=== INFORMATION PROVIDED ===

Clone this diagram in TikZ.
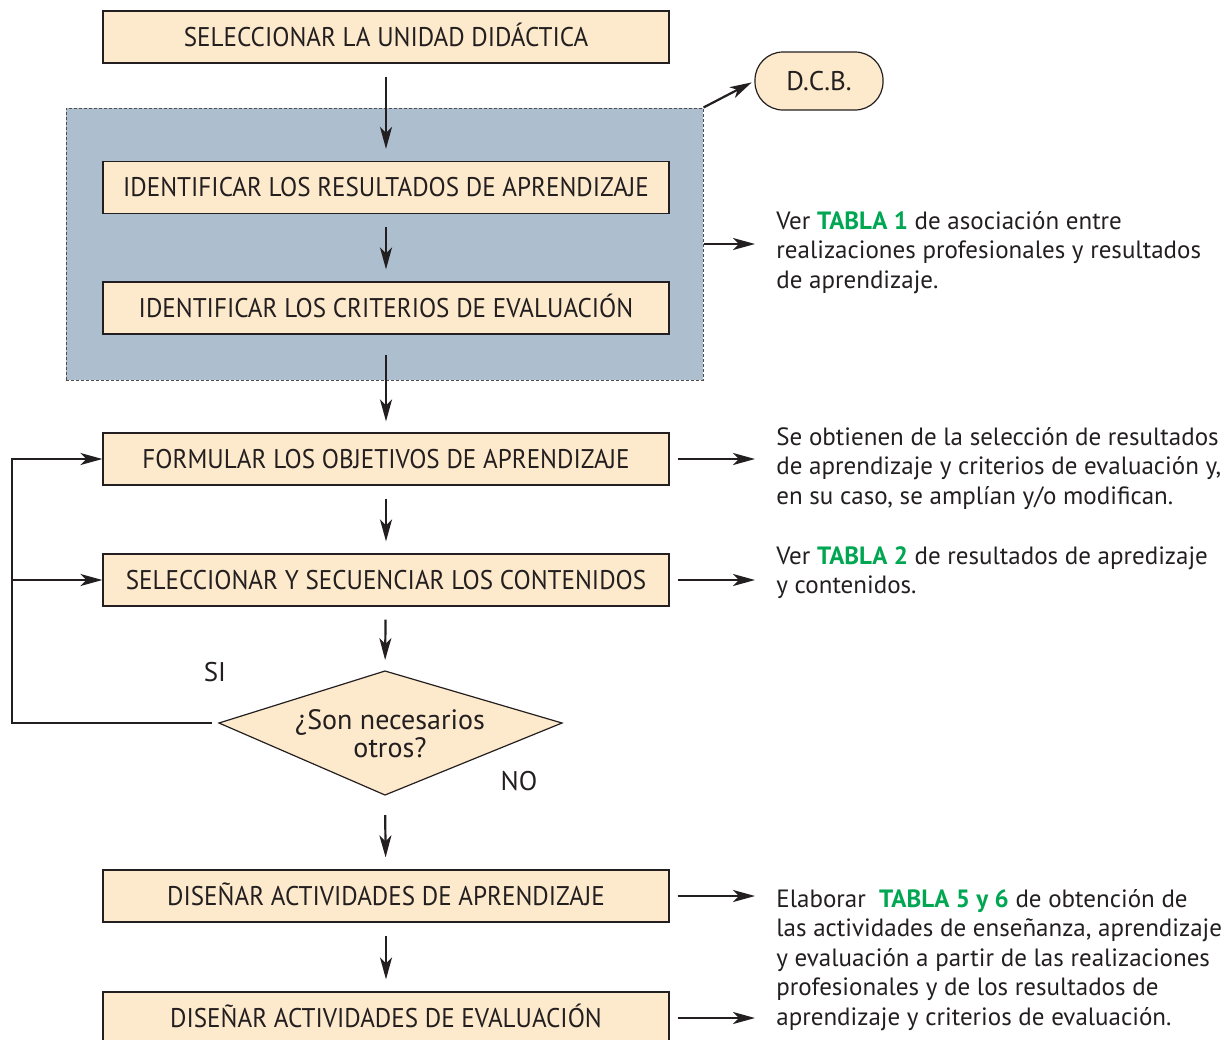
\documentclass[tikz,border=0pt]{standalone}
\usepackage{fontspec}
\setmainfont{PT Sans}
\newfontfamily\boxfont[FakeStretch=0.93]{PT Sans}
\usepackage{xcolor}
\usetikzlibrary{arrows.meta,positioning}
\definecolor{peach}{HTML}{FDE9CB}
\definecolor{steel}{HTML}{ADBFCF}
\definecolor{tablagreen}{HTML}{00A651}
\definecolor{ink}{HTML}{231F20}
\newcommand{\tabla}[1]{\textcolor{tablagreen}{\bfseries #1}}

\begin{document}
\begin{tikzpicture}[x=0.5pt,y=-0.5pt,
font=\fontsize{12.5}{14.75}\selectfont, text=ink,
box/.style={rectangle, draw=ink, line width=0.6pt, fill=peach, minimum width=283pt, minimum height=26pt, text height=9.4pt, text depth=0pt, font=\boxfont\fontsize{13.5}{14}\selectfont},
panel/.style={rectangle, draw=ink!80, dash pattern=on 1.5pt off 1pt, line width=0.5pt, fill=steel, minimum width=318.5pt, minimum height=136pt},
source/.style={rectangle, rounded corners=14pt, draw=ink, line width=0.6pt, fill=peach, minimum width=64pt, minimum height=29pt, font=\fontsize{13.5}{14}\selectfont},
decision/.style={draw=ink, line width=0.6pt, fill=peach},
answer/.style={font=\fontsize{13.5}{14}\selectfont},
note/.style={anchor=north west, inner sep=0pt, align=left},
edge/.style={draw=ink, line width=1.1pt, -{Stealth[length=11pt,width=6pt,inset=3pt]}},
flow/.style={edge, shorten <=6.5pt, shorten >=6pt},
side/.style={edge, shorten <=4pt, shorten >=10.5pt}]
\useasboundingbox (0,0) rectangle (1230,1039);
\node[panel] (P) at (384.5,244) {};
\node[box] (A) at (386,37) {SELECCIONAR LA UNIDAD DIDÁCTICA};
\node[box] (B) at (386,187.5) {IDENTIFICAR LOS RESULTADOS DE APRENDIZAJE};
\node[box] (C) at (386,308) {IDENTIFICAR LOS CRITERIOS DE EVALUACIÓN};
\node[box] (F) at (386,459) {FORMULAR LOS OBJETIVOS DE APRENDIZAJE};
\node[box] (S) at (386,580) {SELECCIONAR Y SECUENCIAR LOS CONTENIDOS};
\coordinate (Qt) at (385,671);
\coordinate (Qr) at (562,723);
\coordinate (Qb) at (385,795);
\coordinate (Ql) at (219,723);
\draw[decision] (Qt) -- (Qr) -- (Qb) -- (Ql) -- cycle;
\node[align=center, inner sep=0pt, font=\fontsize{14}{12.8}\selectfont] (Q) at (390,734) {¿Son necesarios\\otros?};
\node[answer] (si) at (215,672) {SI};
\node[answer] (no) at (519,781) {NO};
\node[box] (DA) at (386,896) {DISEÑAR ACTIVIDADES DE APRENDIZAJE};
\node[box] (DE) at (386,1018) {DISEÑAR ACTIVIDADES DE EVALUACIÓN};
\node[source] (D) at (819,81) {D.C.B.};
\node[note] (n1) at (776,211) {Ver \tabla{TABLA 1} de asociación entre\\realizaciones profesionales y resultados\\de aprendizaje.};
\node[note] (n2) at (776,427) {Se obtienen de la selección de resultados\\de aprendizaje y criterios de evaluación y,\\en su caso, se amplían y/o modifican.};
\node[note] (n3) at (776,546) {Ver \tabla{TABLA 2} de resultados de apredizaje\\y contenidos.};
\node[note] (n4) at (776,889) {Elaborar\ \ \tabla{TABLA 5 y 6} de obtención de\\las actividades de enseñanza, aprendizaje\\y evaluación a partir de las realizaciones\\profesionales y de los resultados de\\aprendizaje y criterios de evaluación.};
\coordinate (L) at (12,723);

\draw[flow] (A) -- (B);
\draw[flow] (B) -- (C);
\draw[flow, shorten <=10pt, shorten >=5.5pt] (C) -- (F);
\draw[flow] (F) -- (S);
\draw[flow, shorten >=5.5pt] (S) -- (Qt);
\draw[flow, shorten <=10pt] (Qb) -- (DA);
\draw[flow] (DA) -- (DE);
\draw[edge, shorten <=3.5pt] (Ql) -- (L) |- (F.west);
\draw[edge] (L |- S.west) -- (S.west);
\draw[edge, shorten >=1.5pt] (P.north east) -- (D.west);
\draw[edge, shorten >=10.5pt] (P.east) -- (P.east -| n1.west);
\draw[side] (F.east) -- (F.east -| n2.west);
\draw[side] (S.east) -- (S.east -| n3.west);
\draw[side] (DA.east) -- (DA.east -| n4.west);
\draw[side] (DE.east) -- (DE.east -| n4.west);
\end{tikzpicture}
\end{document}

===

§ DIRECTIONS:
All of the data needs repeating exactly, but the pictures do not.

§ EXPECTED ANSWER:
Clone this diagram in TikZ.
\documentclass[tikz,border=0pt]{standalone}
\usepackage{fontspec}
\setmainfont{PT Sans}
\newfontfamily\boxfont[FakeStretch=0.93]{PT Sans}
\usepackage{xcolor}
\usetikzlibrary{arrows.meta,positioning}
\definecolor{peach}{HTML}{FDE9CB}
\definecolor{steel}{HTML}{ADBFCF}
\definecolor{tablagreen}{HTML}{00A651}
\definecolor{ink}{HTML}{231F20}
\newcommand{\tabla}[1]{\textcolor{tablagreen}{\bfseries #1}}

\begin{document}
\begin{tikzpicture}[x=0.5pt,y=-0.5pt,
font=\fontsize{12.5}{14.75}\selectfont, text=ink,
box/.style={rectangle, draw=ink, line width=0.6pt, fill=peach, minimum width=283pt, minimum height=26pt, text height=9.4pt, text depth=0pt, font=\boxfont\fontsize{13.5}{14}\selectfont},
panel/.style={rectangle, draw=ink!80, dash pattern=on 1.5pt off 1pt, line width=0.5pt, fill=steel, minimum width=318.5pt, minimum height=136pt},
source/.style={rectangle, rounded corners=14pt, draw=ink, line width=0.6pt, fill=peach, minimum width=64pt, minimum height=29pt, font=\fontsize{13.5}{14}\selectfont},
decision/.style={draw=ink, line width=0.6pt, fill=peach},
answer/.style={font=\fontsize{13.5}{14}\selectfont},
note/.style={anchor=north west, inner sep=0pt, align=left},
edge/.style={draw=ink, line width=1.1pt, -{Stealth[length=11pt,width=6pt,inset=3pt]}},
flow/.style={edge, shorten <=6.5pt, shorten >=6pt},
side/.style={edge, shorten <=4pt, shorten >=10.5pt}]
\useasboundingbox (0,0) rectangle (1230,1039);
\node[panel] (P) at (384.5,244) {};
\node[box] (A) at (386,37) {SELECCIONAR LA UNIDAD DIDÁCTICA};
\node[box] (B) at (386,187.5) {IDENTIFICAR LOS RESULTADOS DE APRENDIZAJE};
\node[box] (C) at (386,308) {IDENTIFICAR LOS CRITERIOS DE EVALUACIÓN};
\node[box] (F) at (386,459) {FORMULAR LOS OBJETIVOS DE APRENDIZAJE};
\node[box] (S) at (386,580) {SELECCIONAR Y SECUENCIAR LOS CONTENIDOS};
\coordinate (Qt) at (385,671);
\coordinate (Qr) at (562,723);
\coordinate (Qb) at (385,795);
\coordinate (Ql) at (219,723);
\draw[decision] (Qt) -- (Qr) -- (Qb) -- (Ql) -- cycle;
\node[align=center, inner sep=0pt, font=\fontsize{14}{12.8}\selectfont] (Q) at (390,734) {¿Son necesarios\\otros?};
\node[answer] (si) at (215,672) {SI};
\node[answer] (no) at (519,781) {NO};
\node[box] (DA) at (386,896) {DISEÑAR ACTIVIDADES DE APRENDIZAJE};
\node[box] (DE) at (386,1018) {DISEÑAR ACTIVIDADES DE EVALUACIÓN};
\node[source] (D) at (819,81) {D.C.B.};
\node[note] (n1) at (776,211) {Ver \tabla{TABLA 1} de asociación entre\\realizaciones profesionales y resultados\\de aprendizaje.};
\node[note] (n2) at (776,427) {Se obtienen de la selección de resultados\\de aprendizaje y criterios de evaluación y,\\en su caso, se amplían y/o modifican.};
\node[note] (n3) at (776,546) {Ver \tabla{TABLA 2} de resultados de apredizaje\\y contenidos.};
\node[note] (n4) at (776,889) {Elaborar\ \ \tabla{TABLA 5 y 6} de obtención de\\las actividades de enseñanza, aprendizaje\\y evaluación a partir de las realizaciones\\profesionales y de los resultados de\\aprendizaje y criterios de evaluación.};
\coordinate (L) at (12,723);

\draw[flow] (A) -- (B);
\draw[flow] (B) -- (C);
\draw[flow, shorten <=10pt, shorten >=5.5pt] (C) -- (F);
\draw[flow] (F) -- (S);
\draw[flow, shorten >=5.5pt] (S) -- (Qt);
\draw[flow, shorten <=10pt] (Qb) -- (DA);
\draw[flow] (DA) -- (DE);
\draw[edge, shorten <=3.5pt] (Ql) -- (L) |- (F.west);
\draw[edge] (L |- S.west) -- (S.west);
\draw[edge, shorten >=1.5pt] (P.north east) -- (D.west);
\draw[edge, shorten >=10.5pt] (P.east) -- (P.east -| n1.west);
\draw[side] (F.east) -- (F.east -| n2.west);
\draw[side] (S.east) -- (S.east -| n3.west);
\draw[side] (DA.east) -- (DA.east -| n4.west);
\draw[side] (DE.east) -- (DE.east -| n4.west);
\end{tikzpicture}
\end{document}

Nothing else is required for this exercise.